16 January 2010

Welcome to the ASC's Education Blog

Hi everyone, remember me? I'm that guy who reported on the 2009 American Shakespeare Center's Blackfriars Conference, and they apparently liked it so much that they want me to keep all you good people of the Internet updated on the goings on here in the ASC's Education department. We start off with a teacher seminar keynote presented by Kendra Preston Leonard.

Here's a subject very near and dear to my heart: sound design; or in this case, sound and music on the Shakespearean stage. Having spent nearly a decade calling myself a sound designer, I have a keen feeling about how music can affect a play. The right soundtrack will clarify and enhance a good production, or will shrewdly subvert the text. In this teacher seminar's keynote,Leonard examines the use of music on stage and film, citing the Roman Polanksi Macbeth, which uses traditional music for the domestic scenes of the Macbeth household, and a modern band for the scenes of the witches.

A further example is Tim Supple's 2003 Twelfth Night, which uses four different musical cultures in the film: “high art” (i.e. The Magic Flute) indian, folk, and rock. Supple uses these four different musical cultures to reflect the cultural conflict that he explores in his production, in which Viola and Sebastian are East Indian refugees in London. Different types of music also help underscore (pun intended) Viola's transformation in Cesario and her assimilation in the different cultures of the world of London. “Hold thy Peace” is a raucous hard rock jam, for example, and in Feste's finale, all four musical elements are brought together.

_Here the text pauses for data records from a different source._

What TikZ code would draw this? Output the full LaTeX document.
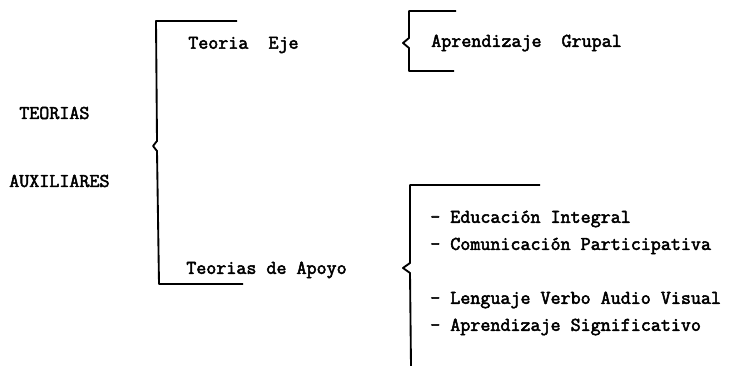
\documentclass[tikz,border=0pt]{standalone}
\usepackage{fontspec}
\newfontfamily\tw{Latin Modern Mono}[FakeBold=2.6]

\tikzset{
  txt/.style={anchor=west, inner sep=0.75pt, font=\tw\fontsize{14.6}{16}\selectfont},
  bracket/.style={line width=1.4pt, line join=round}
}

\begin{document}
\begin{tikzpicture}[x=0.75pt,y=0.75pt,yscale=-1,xscale=1]
\useasboundingbox (0,0) rectangle (736,366);

%Big bracket
\draw [bracket] (237,21) -- (156,21) -- (157,141) -- (153,146) -- (157,151) -- (159,284) -- (243,284) ;
%Upper small bracket
\draw [bracket] (456,11) -- (409,11) -- (409,38) -- (403,43) -- (409,48) -- (409,71) -- (454,71) ;
%Lower bracket
\draw [bracket] (540,185) -- (410,185) -- (410,263) -- (403,268) -- (410,273) -- (411,366) ;

% Text Node
\node [txt] (teorias) at (18,113) {TEORIAS};
% Text Node
\node [txt] (auxiliares) at (8,181) {AUXILIARES};
% Text Node
\node [txt] (eje) at (187,45) {Teoria\ \ Eje};
% Text Node
\node [txt] (apoyo) at (185,270) {Teorias de Apoyo};
% Text Node
\node [txt] (grupal) at (430,43) {Aprendizaje\ \ Grupal};
% Text Node
\node [txt] (edu) at (429,219) {- Educación Integral};
% Text Node
\node [txt] (com) at (429,246) {- Comunicación Participativa};
% Text Node
\node [txt] (len) at (429,300) {- Lenguaje Verbo Audio Visual};
% Text Node
\node [txt] (sig) at (429,327) {- Aprendizaje Significativo};

\end{tikzpicture}
\end{document}
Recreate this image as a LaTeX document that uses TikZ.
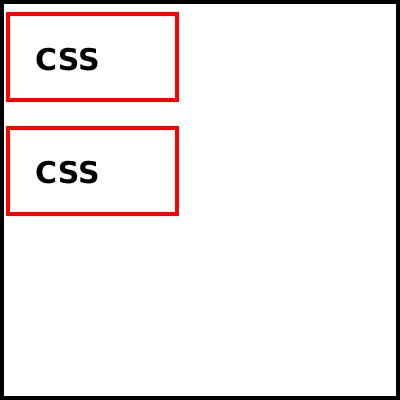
\documentclass[tikz,border=0pt]{standalone}
\usepackage{fontspec}
\setmainfont{DejaVu Sans}
\usetikzlibrary{positioning}

\begin{document}
\begin{tikzpicture}[x=1pt, y=-1pt, font=\bfseries\fontsize{30}{34}\selectfont,
frame/.style={draw=black, line width=4pt},
cssbox/.style={draw=red, line width=4pt, minimum width=169pt, minimum height=86pt, inner sep=0pt},
csstext/.style={anchor=base west, inner sep=0pt}]
\useasboundingbox (0,0) rectangle (400,400);
\node[frame, minimum width=396pt, minimum height=396pt, inner sep=0pt] (outer) at (200,200) {};
\node[cssbox] (box1) at (92.5,57) {};
\node[cssbox] (box2) at (92.5,170.5) {};
\node[csstext] (lbl1) at (35,70) {CSS};
\node[csstext] (lbl2) at (35,183) {CSS};
\end{tikzpicture}
\end{document}
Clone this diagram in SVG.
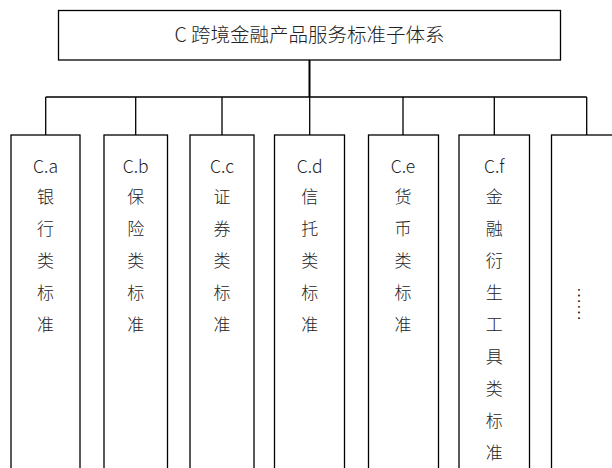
<svg xmlns="http://www.w3.org/2000/svg" width="612" height="468" viewBox="0 0 612 468">
<style>
.box{fill:#fff;stroke:#000;stroke-width:1.3}
.ln{fill:none;stroke:#000;stroke-width:1.3}
.t{font-family:"Noto Sans CJK SC",sans-serif;font-size:17.5px;font-weight:300;fill:#222;text-anchor:middle}
.c{font-family:"Noto Sans CJK SC",sans-serif;font-size:17px;font-weight:300;fill:#222;text-anchor:middle}
.title{font-family:"Noto Sans CJK SC",sans-serif;font-size:19.5px;font-weight:300;fill:#222;text-anchor:middle}
</style>
<rect width="612" height="468" fill="#fff"/>
<g id="connectors">
<line x1="309.5" y1="60" x2="309.5" y2="97" stroke="#000" stroke-width="2"/>
<path class="ln" d="M45.7 97H586.7M45.7 97V135M135.7 97V135M222 97V135M309.7 97V135M403 97V135M494.3 97V135M586.7 97V135"/>
</g>
<g id="root">
<rect class="box" x="58.5" y="10.5" width="502" height="49.5"/>
<text class="title" x="309.5" y="42">C 跨境金融产品服务标准子体系</text>
</g>
<g id="ca">
<rect class="box" x="11" y="135" width="69" height="340"/>
<text class="t" x="45.5" y="172.5">C.a</text>
<text class="c" x="45.5" y="203">银</text><text class="c" x="45.5" y="235">行</text><text class="c" x="45.5" y="267">类</text><text class="c" x="45.5" y="299">标</text><text class="c" x="45.5" y="331">准</text>
</g>
<g id="cb">
<rect class="box" x="104" y="135" width="63.5" height="340"/>
<text class="t" x="135.7" y="172.5">C.b</text>
<text class="c" x="135.7" y="203">保</text><text class="c" x="135.7" y="235">险</text><text class="c" x="135.7" y="267">类</text><text class="c" x="135.7" y="299">标</text><text class="c" x="135.7" y="331">准</text>
</g>
<g id="cc">
<rect class="box" x="190" y="135" width="64" height="340"/>
<text class="t" x="222" y="172.5">C.c</text>
<text class="c" x="222" y="203">证</text><text class="c" x="222" y="235">券</text><text class="c" x="222" y="267">类</text><text class="c" x="222" y="299">标</text><text class="c" x="222" y="331">准</text>
</g>
<g id="cd">
<rect class="box" x="274.5" y="135" width="70" height="340"/>
<text class="t" x="309.7" y="172.5">C.d</text>
<text class="c" x="309.7" y="203">信</text><text class="c" x="309.7" y="235">托</text><text class="c" x="309.7" y="267">类</text><text class="c" x="309.7" y="299">标</text><text class="c" x="309.7" y="331">准</text>
</g>
<g id="ce">
<rect class="box" x="368.5" y="135" width="70" height="340"/>
<text class="t" x="403" y="172.5">C.e</text>
<text class="c" x="403" y="203">货</text><text class="c" x="403" y="235">币</text><text class="c" x="403" y="267">类</text><text class="c" x="403" y="299">标</text><text class="c" x="403" y="331">准</text>
</g>
<g id="cf">
<rect class="box" x="459" y="135" width="70.5" height="340"/>
<text class="t" x="494.3" y="172.5">C.f</text>
<text class="c" x="494.3" y="203">金</text><text class="c" x="494.3" y="235">融</text><text class="c" x="494.3" y="267">衍</text><text class="c" x="494.3" y="299">生</text><text class="c" x="494.3" y="331">工</text><text class="c" x="494.3" y="363">具</text><text class="c" x="494.3" y="395">类</text><text class="c" x="494.3" y="427">标</text><text class="c" x="494.3" y="459">准</text>
</g>
<g id="cg">
<rect class="box" x="551.5" y="135" width="70" height="340"/>
<text class="c" x="0" y="0" font-size="12" dominant-baseline="central" transform="translate(579.5 304) rotate(90)">……</text>
</g>
</svg>
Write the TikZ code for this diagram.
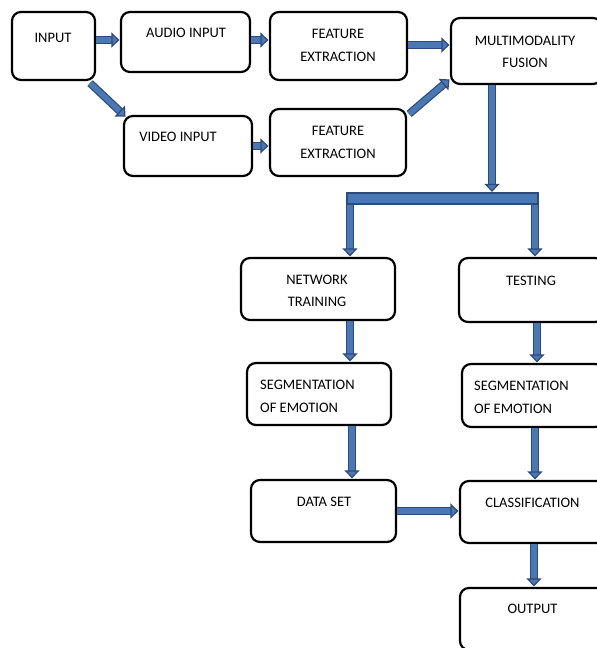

Leonard contrasts this with She's the Man, which cuts much of the plot to set Twelfth Night in a prep school environment. This is perhaps useful for showing students how the modernization of Shakespare's language often falls flat. Much of the Twelfth Night's plot is subverted to the idea of “girl power:” this Viola is able to out-do the men in soccer and academia, and still be able to be the feminine debutante that her mother wants her to be. Here the music helps underscore the different gender roles that Viola plays as she switches them throughout the course of the movie. 

Following the keynote on the use of music and film in teaching the plays, discussion follows about the various ways that music can be used in the classroom to help illuminate the shows. Some of the ways suggested include having students come p with their own music for the shows, and even creating their own music for the "Hold thy Peace" catch in Twelfth night if conditions permit. All of which are great exercises for an introductory sound design class, in this humble sound designer's opinion.